►

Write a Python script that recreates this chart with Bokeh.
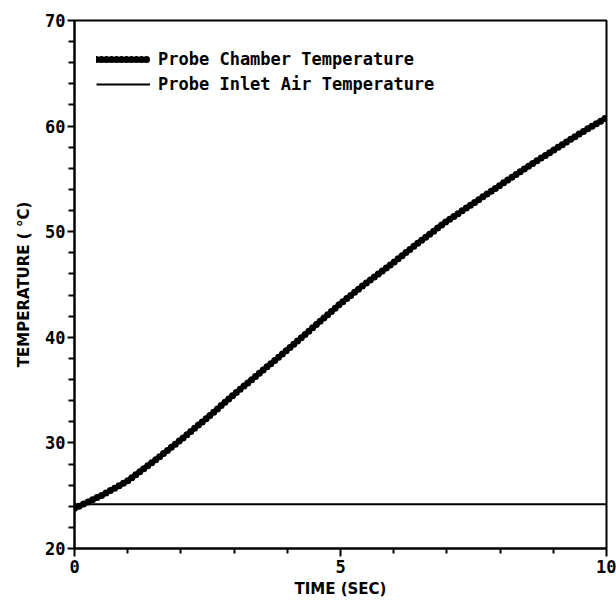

◄
►

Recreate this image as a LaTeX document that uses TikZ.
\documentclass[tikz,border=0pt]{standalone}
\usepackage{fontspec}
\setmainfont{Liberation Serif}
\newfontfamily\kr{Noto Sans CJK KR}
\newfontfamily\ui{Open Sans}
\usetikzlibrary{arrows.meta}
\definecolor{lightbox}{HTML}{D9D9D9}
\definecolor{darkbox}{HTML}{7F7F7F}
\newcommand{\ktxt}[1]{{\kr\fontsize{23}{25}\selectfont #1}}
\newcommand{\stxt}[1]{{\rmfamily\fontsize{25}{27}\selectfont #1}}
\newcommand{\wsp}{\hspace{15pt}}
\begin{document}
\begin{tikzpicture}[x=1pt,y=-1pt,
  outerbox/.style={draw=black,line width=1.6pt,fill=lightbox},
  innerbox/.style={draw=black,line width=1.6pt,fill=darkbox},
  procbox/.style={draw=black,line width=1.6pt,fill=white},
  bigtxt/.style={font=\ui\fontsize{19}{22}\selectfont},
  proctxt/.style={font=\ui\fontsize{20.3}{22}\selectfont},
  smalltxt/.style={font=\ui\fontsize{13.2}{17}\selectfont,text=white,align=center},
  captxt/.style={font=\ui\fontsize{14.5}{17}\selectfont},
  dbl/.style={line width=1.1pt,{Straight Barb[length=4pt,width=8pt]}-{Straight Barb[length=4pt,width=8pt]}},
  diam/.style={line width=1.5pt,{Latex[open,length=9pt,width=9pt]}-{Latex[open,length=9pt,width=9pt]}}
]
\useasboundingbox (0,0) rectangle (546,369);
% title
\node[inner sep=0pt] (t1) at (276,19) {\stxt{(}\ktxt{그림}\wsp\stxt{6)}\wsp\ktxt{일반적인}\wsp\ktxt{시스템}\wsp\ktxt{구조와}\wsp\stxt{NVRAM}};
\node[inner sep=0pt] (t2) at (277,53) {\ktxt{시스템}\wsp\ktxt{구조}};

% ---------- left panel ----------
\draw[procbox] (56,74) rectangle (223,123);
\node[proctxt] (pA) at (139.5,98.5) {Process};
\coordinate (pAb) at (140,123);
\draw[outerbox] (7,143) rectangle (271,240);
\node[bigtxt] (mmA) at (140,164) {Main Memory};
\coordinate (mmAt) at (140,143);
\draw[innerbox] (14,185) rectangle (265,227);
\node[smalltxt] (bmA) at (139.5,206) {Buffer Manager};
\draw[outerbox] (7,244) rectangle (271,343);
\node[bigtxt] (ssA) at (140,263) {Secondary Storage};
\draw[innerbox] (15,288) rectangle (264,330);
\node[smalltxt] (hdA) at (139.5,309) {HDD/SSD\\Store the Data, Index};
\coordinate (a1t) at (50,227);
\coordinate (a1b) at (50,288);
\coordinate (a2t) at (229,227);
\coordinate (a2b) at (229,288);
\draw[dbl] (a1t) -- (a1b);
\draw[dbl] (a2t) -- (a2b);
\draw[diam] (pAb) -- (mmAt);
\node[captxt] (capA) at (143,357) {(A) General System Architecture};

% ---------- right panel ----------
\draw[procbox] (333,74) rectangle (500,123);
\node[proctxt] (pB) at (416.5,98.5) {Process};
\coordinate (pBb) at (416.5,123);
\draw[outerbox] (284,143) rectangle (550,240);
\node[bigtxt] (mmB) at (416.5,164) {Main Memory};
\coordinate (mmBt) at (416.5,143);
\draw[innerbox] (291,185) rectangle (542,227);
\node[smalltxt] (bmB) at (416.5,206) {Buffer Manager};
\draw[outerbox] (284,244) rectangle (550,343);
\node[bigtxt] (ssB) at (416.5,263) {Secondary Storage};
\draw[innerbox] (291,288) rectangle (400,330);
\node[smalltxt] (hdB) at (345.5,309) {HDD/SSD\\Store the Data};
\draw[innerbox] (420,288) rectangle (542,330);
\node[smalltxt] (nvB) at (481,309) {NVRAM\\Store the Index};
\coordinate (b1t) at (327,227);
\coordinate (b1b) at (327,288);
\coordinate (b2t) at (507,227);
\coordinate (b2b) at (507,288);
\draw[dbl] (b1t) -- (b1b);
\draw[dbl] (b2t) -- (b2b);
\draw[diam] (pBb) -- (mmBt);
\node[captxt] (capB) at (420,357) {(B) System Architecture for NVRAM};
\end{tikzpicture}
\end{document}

◄

▸ **Exercise task**: Of the lines in this listing, report how many contain the string "that", and give the number only.

▸ **Result of the exercise**: 2